Whether you’re building applications for sale, as a key part of a larger financial or manufacturing business, or as part of a line of business apps for internal use, there is likely to be IP (trade secrets) within your software. And possession of functioning source code provides transparent access to any IP that is coded within the application. So, a hacker that works for a competitor might be able to steal your technological advances by reviewing your source code.
From a Legal perspective there are three common ways to protect the IP embedded in your code:
Although patents offer the strongest protection, patenting software requires a massive certification process that is slow, expensive, and difficult. For the vast majority of software builders, a patent just isn’t a workable IP protection solution.
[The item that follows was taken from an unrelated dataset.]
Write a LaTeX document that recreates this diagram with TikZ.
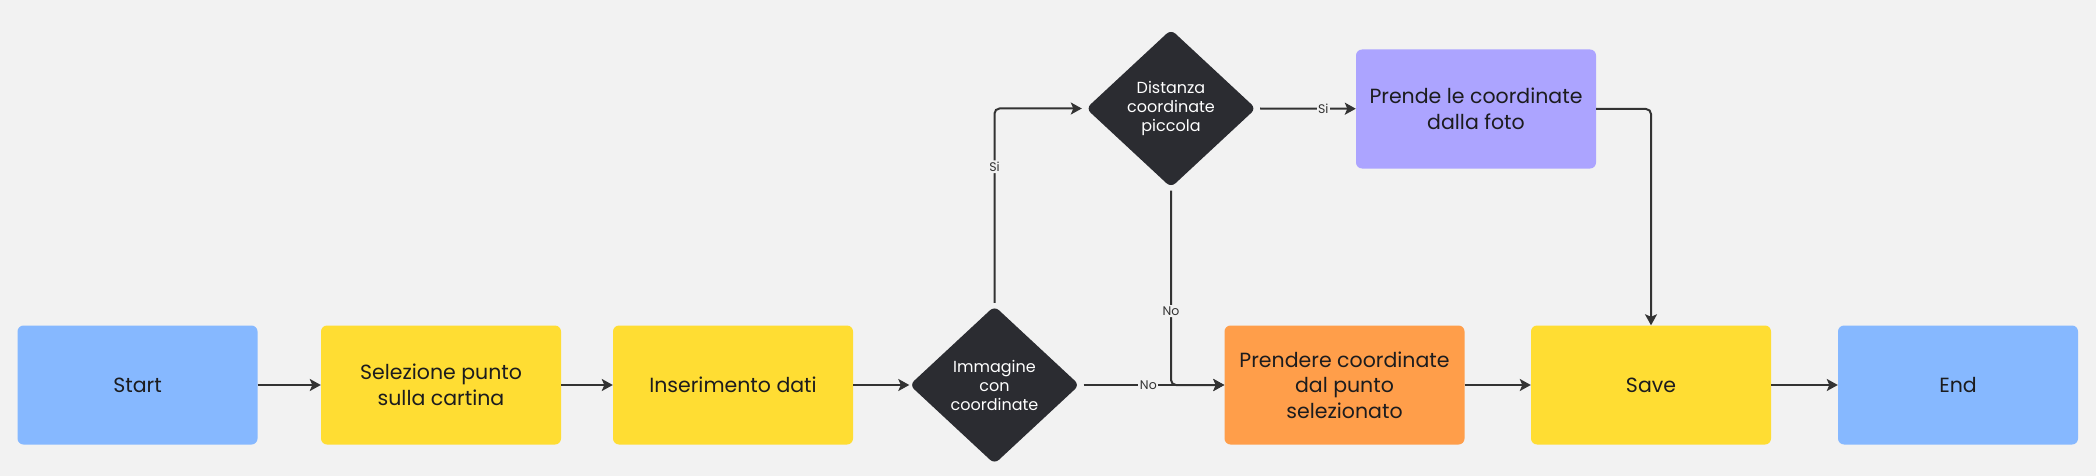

In contrast, copyright protection is automatic. You don’t need to mark up your code and copyright law is the basis of most software licenses. However, it comes with its own big issues; it’s limited to copying and distributing content. You can’t copyright algorithms, innovations, or inventions, so if someone else’s code looks nothing like yours or that organization can demonstrate they developed their code in isolation from yours, they’re in the clear. And with managed code, where someone else can generate the same algorithms as yours in multiple languages, copyrighting an application offers little real protection. That leaves trade secrets, which have a lot going for them. There’s no certification, they last forever, and they include concepts, innovations, etc. that give your business financial and competitive advantage. That’s why trade secret protection under the law is increasingly the regulatory strategy of choice for many development organizations.
Sounds perfect, right? Well, trade secret protection has two significant limitations. First, some major jurisdictions – like India, for example – simply don’t recognize the legal concept of a trade secret. The other limitation of trade secret protection is even more fundamental: unlike copyrights and patents, it only covers things that are actually secret. Once something becomes public, it can no longer be protected under trade secret law. More specifically, the definition of trade secret theft requires that possession of a trade secret be achieved through improper means, such as bribery, blackmail, or espionage. Recently enacted trade secret laws, both in the United States (the DTSA) and the European Union, specifically permit reverse-engineering of any legally acquired product. If reverse-engineering your application yields your source code, and therefore, your algorithms, such algorithms may no longer be secrets and no longer covered by trade secret protection.